I don’t know if it’s the smoke-free bars, or the truly excellent pizza, but I’ve been finding myself calling carbonated beverages “soda.” Now, as anyone with a self-promotional website can easily claim, I am entirely without pretense, so the substitution of my native “pop” for the exotic, foreign “soda” comes as a surprise. But I can assure my fellow Michiganders that I will continue to drink Vernor’s Ginger Ale and put gravy on my french fries.

True Romance!

I popped in to the Tompkins County Public Library yesterday to take advantage of the few hours that they are open after recent budget cuts. I believe I represent many library workers in my inability to return library materials on time. My friend Mark worked at circulation when I was in college, and I got kind of spoiled as a result.

Anyway, I paid my $13 fine, and received a wonderful reference interview from one of the librarians.

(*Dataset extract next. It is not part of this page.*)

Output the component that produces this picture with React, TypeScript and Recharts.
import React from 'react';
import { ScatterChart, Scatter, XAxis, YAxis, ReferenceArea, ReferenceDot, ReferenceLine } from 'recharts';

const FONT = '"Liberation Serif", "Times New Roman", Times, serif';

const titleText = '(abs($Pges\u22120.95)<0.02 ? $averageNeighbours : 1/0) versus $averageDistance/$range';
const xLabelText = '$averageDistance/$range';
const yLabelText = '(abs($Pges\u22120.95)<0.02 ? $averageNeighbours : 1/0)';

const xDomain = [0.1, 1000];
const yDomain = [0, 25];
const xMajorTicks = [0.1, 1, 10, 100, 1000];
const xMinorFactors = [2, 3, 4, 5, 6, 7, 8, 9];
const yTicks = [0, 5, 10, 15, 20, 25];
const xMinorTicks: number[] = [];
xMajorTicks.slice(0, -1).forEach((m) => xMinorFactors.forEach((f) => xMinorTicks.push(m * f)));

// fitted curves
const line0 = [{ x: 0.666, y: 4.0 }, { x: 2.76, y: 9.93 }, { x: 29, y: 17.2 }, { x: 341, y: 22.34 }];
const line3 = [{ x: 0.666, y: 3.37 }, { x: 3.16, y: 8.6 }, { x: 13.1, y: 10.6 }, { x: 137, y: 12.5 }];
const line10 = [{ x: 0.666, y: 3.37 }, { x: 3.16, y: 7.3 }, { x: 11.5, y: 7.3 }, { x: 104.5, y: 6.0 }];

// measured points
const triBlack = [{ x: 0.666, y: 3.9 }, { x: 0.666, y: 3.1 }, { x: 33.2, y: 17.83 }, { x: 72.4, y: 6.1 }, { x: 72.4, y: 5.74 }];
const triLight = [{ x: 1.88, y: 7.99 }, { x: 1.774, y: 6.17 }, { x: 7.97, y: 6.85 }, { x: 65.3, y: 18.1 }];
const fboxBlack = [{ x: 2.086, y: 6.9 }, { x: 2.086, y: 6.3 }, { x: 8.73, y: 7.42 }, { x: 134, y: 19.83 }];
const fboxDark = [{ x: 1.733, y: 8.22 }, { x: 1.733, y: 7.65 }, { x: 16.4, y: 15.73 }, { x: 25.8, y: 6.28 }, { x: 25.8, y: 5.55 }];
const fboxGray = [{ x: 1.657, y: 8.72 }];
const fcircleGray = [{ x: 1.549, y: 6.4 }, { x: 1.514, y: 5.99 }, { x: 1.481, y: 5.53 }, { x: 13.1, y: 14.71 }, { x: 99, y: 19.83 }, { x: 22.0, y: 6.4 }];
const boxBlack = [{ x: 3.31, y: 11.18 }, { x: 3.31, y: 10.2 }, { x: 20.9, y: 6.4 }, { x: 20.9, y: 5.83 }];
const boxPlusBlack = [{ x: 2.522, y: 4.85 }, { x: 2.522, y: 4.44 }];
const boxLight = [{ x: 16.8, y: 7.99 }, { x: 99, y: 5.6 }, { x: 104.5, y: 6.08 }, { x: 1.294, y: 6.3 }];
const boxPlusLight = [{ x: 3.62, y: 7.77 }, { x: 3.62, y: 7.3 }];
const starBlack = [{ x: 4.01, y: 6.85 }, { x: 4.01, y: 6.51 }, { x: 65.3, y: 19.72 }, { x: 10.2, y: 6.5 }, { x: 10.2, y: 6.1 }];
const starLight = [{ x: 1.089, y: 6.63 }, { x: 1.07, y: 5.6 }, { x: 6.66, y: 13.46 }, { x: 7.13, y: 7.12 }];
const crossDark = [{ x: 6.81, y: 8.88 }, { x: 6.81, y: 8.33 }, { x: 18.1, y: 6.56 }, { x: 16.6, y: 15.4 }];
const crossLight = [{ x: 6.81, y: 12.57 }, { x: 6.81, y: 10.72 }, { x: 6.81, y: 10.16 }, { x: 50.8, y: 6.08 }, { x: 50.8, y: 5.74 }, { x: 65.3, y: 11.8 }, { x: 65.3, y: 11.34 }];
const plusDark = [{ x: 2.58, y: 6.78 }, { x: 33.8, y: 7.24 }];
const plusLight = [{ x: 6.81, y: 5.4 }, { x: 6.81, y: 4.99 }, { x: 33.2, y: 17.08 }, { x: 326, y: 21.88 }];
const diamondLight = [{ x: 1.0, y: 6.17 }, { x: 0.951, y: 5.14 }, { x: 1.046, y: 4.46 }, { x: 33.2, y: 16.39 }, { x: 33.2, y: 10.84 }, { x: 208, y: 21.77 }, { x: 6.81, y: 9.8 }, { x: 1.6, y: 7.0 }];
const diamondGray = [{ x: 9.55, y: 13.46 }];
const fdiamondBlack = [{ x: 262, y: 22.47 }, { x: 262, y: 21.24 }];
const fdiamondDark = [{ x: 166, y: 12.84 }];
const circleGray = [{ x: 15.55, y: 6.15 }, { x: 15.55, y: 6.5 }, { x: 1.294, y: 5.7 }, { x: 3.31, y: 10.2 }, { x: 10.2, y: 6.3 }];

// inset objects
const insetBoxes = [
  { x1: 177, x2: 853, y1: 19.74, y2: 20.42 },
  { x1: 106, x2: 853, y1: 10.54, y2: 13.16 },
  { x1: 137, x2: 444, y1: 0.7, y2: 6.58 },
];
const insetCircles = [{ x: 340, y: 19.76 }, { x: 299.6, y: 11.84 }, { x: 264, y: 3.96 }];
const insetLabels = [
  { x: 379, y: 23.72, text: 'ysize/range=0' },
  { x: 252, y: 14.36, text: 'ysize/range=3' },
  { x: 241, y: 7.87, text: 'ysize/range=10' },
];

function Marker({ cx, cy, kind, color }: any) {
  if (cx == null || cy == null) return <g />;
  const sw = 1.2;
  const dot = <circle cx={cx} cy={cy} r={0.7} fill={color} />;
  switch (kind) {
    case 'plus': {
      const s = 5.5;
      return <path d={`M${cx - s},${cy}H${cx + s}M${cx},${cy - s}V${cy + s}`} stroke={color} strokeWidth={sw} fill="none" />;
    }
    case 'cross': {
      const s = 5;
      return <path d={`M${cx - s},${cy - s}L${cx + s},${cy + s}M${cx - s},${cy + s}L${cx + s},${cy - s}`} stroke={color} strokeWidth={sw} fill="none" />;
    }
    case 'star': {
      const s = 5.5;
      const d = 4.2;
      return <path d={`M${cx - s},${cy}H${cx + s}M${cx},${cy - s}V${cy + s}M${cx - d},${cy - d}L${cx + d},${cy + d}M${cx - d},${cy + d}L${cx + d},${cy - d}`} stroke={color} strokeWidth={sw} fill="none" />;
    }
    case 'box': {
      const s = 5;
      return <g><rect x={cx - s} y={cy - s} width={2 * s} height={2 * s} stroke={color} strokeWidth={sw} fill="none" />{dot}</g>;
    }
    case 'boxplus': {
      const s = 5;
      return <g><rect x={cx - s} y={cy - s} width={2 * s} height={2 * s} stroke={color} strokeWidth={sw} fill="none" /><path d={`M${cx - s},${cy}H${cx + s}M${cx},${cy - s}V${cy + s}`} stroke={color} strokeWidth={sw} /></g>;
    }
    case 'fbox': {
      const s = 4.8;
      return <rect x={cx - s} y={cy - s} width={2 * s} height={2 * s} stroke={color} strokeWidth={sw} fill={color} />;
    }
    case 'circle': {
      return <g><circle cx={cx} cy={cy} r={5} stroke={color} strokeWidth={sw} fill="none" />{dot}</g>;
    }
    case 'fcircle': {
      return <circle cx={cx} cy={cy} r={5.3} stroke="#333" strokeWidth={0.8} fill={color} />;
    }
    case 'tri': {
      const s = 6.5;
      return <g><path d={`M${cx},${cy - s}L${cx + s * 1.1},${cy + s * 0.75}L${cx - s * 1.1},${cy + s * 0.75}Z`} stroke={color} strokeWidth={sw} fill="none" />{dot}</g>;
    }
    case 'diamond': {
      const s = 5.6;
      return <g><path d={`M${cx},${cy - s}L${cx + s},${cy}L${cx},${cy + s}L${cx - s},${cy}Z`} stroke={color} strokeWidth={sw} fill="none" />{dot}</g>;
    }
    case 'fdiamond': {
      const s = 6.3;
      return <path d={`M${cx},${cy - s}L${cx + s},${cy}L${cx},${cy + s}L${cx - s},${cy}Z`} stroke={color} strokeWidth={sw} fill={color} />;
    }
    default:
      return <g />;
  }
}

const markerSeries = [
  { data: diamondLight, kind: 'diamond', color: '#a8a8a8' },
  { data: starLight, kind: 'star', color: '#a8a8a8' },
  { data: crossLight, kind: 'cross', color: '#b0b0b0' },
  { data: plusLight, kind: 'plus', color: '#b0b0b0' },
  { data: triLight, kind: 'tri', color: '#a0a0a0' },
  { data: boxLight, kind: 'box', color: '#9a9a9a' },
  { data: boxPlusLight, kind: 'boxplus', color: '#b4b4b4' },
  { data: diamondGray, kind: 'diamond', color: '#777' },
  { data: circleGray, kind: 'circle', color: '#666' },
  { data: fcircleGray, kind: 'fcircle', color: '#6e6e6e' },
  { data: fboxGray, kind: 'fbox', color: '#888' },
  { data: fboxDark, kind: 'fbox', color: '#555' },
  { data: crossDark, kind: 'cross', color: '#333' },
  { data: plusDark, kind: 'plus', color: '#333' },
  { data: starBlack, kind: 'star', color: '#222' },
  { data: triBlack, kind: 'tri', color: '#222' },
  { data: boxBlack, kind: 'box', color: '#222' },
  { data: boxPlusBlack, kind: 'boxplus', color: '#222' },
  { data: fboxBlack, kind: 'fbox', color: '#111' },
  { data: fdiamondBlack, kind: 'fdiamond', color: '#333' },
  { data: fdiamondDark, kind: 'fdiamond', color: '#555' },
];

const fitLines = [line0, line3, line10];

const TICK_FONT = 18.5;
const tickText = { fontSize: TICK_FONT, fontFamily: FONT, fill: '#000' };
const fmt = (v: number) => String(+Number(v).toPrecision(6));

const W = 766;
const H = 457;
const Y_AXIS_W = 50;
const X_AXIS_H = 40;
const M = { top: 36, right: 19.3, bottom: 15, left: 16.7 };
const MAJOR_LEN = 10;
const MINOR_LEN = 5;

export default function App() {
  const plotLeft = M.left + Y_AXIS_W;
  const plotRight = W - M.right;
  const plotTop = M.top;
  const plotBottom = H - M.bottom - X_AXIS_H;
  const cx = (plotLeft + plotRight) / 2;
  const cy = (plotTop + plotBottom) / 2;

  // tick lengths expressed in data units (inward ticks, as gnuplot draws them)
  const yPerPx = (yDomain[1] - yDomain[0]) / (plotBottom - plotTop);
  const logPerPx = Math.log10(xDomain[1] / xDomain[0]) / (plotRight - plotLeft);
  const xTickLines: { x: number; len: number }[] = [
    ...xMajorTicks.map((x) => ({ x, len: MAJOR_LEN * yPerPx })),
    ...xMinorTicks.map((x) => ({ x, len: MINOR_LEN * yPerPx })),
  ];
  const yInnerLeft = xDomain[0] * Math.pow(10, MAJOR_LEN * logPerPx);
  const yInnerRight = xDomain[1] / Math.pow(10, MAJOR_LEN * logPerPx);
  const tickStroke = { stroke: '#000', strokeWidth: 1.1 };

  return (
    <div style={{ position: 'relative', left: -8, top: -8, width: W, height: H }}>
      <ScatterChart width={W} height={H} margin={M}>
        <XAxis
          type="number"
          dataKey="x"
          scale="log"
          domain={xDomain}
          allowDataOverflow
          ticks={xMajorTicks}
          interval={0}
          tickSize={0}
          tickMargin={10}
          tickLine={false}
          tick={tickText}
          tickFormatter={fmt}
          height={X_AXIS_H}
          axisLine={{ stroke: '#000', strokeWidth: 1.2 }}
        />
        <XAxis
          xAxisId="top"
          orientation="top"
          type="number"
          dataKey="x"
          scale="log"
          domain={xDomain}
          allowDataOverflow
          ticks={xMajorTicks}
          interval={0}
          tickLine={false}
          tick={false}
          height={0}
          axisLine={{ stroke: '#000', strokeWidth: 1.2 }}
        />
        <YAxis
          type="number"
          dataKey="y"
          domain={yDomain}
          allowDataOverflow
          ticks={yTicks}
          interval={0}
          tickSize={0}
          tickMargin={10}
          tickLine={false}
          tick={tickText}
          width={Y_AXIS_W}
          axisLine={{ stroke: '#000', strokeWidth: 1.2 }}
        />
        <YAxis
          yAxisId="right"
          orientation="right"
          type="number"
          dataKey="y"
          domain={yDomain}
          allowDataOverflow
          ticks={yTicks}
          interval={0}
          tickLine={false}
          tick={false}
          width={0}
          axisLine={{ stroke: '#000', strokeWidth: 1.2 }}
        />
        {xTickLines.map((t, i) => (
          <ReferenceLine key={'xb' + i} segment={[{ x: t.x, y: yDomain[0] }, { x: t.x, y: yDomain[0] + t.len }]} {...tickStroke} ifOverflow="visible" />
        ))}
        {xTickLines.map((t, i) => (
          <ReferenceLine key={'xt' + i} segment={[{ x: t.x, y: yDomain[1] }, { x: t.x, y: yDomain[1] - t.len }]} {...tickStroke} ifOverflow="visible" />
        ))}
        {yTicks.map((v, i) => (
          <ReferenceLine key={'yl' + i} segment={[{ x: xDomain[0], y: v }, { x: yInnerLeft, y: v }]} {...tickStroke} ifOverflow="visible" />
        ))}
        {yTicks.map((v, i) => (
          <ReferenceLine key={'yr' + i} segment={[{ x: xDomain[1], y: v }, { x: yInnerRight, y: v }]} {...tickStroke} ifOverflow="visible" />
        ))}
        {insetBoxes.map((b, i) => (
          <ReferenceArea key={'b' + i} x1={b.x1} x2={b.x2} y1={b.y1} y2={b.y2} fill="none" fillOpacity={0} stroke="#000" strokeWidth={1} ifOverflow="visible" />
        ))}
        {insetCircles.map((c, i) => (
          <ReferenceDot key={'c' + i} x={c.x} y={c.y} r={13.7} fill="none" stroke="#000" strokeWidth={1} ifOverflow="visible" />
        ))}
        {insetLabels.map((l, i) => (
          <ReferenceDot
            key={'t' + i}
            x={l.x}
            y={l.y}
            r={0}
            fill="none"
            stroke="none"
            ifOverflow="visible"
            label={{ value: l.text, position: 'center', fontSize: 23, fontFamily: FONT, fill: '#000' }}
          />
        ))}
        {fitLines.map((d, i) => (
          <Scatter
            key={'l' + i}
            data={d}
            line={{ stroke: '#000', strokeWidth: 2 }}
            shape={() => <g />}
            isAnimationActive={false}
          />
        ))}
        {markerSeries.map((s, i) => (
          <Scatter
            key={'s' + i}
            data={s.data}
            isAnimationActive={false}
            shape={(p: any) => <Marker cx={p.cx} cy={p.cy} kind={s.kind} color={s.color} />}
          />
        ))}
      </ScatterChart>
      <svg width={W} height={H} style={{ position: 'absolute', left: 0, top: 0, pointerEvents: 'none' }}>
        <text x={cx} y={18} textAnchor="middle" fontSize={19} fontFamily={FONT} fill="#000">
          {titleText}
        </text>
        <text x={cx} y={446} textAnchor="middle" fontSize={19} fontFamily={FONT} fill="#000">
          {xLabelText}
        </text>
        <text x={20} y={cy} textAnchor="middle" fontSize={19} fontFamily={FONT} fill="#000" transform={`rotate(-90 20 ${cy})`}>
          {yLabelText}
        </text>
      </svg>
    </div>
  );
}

And I found this: Truer Than True Romance: Classic Love Comics Retold! a parody of all of those hideous True Romance comics of the 40’s and 50’s. The comic art archive where I used to work collected many of the originals, and shelving them was always a swoopy-swoony blast. Afterward, I took to biting my knuckle in times of stress.

Library Tourism, Ithaca

The weekend was so good that it took me until Tuesday to write about it. With a full serving of book-shopping, horse-petting and firework-ogling,  I luxuriated my way around Ithaca, reveling in the not-work.

I discovered that libraries can be found in the most surprising places. The bird sanctuary where the beavers live also houses a new audio and video library, complete with some very hip compact shelving and an enormous AV-lab. I saw a huge turtle from the window outside their reading room, so I am now a big fan.